Service URLs should be Immutable

Service URLs are URLs where you (the client) expect a service. No surprise. Examples:

  • the URL of a SOAP WSDL is a service URL,
  • the REST URL of the Twitter timeline API: http://twitter.com/statuses/friends_timeline.xml,
  • name or URL of AJAX scripts of a web site,
  • a chat room URL provides a software bus service.
These service URLs are provided to the client. Usually they are configured. The client gets them somehow. The client uses them to access the service. BUT the client should never construct them or append to them or change them. Service URLs should be final.

Why? I don't know, but I feel, that it is a bad thing. I had several cases in real applications where constructing, appending to, manipulating service URLs made an application less extensible, more complex, less testable.

Extensibility: if the client constructs the service URL from parts, then future server changes must take the client URL construction into account. The server can not just supply a different service URL, because the client also does something and might prevent the server from changing the service URL stucture or the URL altogether. For example, if the client appends the path of a URL to a host name and if the client assumes, that the server language is PHP, then the service URL might always look like a PHP script, even if the server technology changes. Imagine the unfortunate sysadmin who has to configure a Java application server to serve ".php" URLs. The client will have to be changed when the server changes. This is bad.

Complexity: Constructing URLs in the client is more processing than doing nothing. It introduces IFs, methods, more constants. This is usually not a big issue, but it rare cases the additional complexity can be quite significant. I have seen these cases.
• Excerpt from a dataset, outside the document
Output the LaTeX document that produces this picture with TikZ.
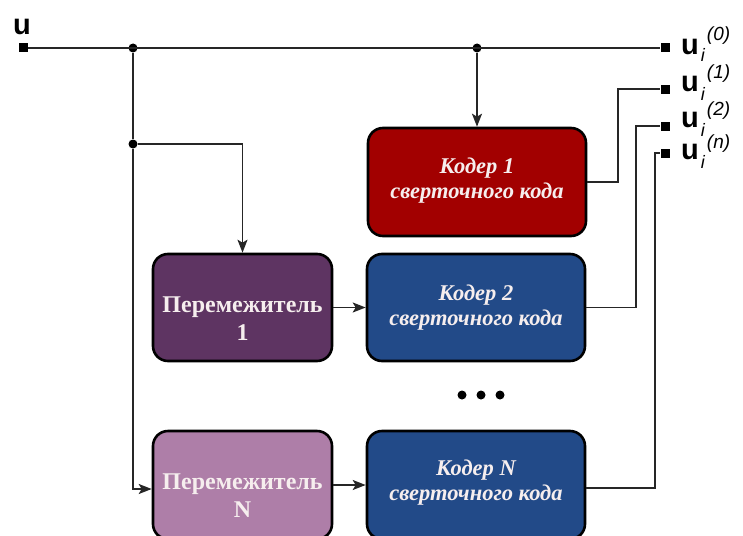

Testability: Service URLs point to resources. Resources are dependencies. A very important concept of unit testing is inversion of control by dependency injection. But if the client generates its dependencies, then inversion of control is more difficult, if not impossible. It is much better to let the server be in control by configuring the client for production and test cases.

Do not...
  • combine host name and path to URLs
  • append or decide on filename extensions
  • append query parameters
  • decide the protocol
  • insert or remove port numbers
...in the client. Just leave it as you get it. The server knows what's good for you.

Exceptions: however, you may...
  • decide the protocol (http vs. https) in AJAX clients for JS security reasons,
  • replace query arguments by treating the service URL as a template,
  • append URL parameters if (and only if) the service protocol consists of URL parameters (thanks Allan)
  • (any other exceptions?)
happy_webservicing()

1 Kommentar:

Allan Wegan hat gesagt…

"Why? I don't know, but I feel, that it is a bad thing."
You know it. You wrote it all down below that statement - and you are right. ;)

For parameters there is an exception: For requests delivered to the service using HTTP GET, i would expect the data to be appended to the service URL.
It is possible to use templates here. But just appending the parameters is simpler. And you can append a version identifier too.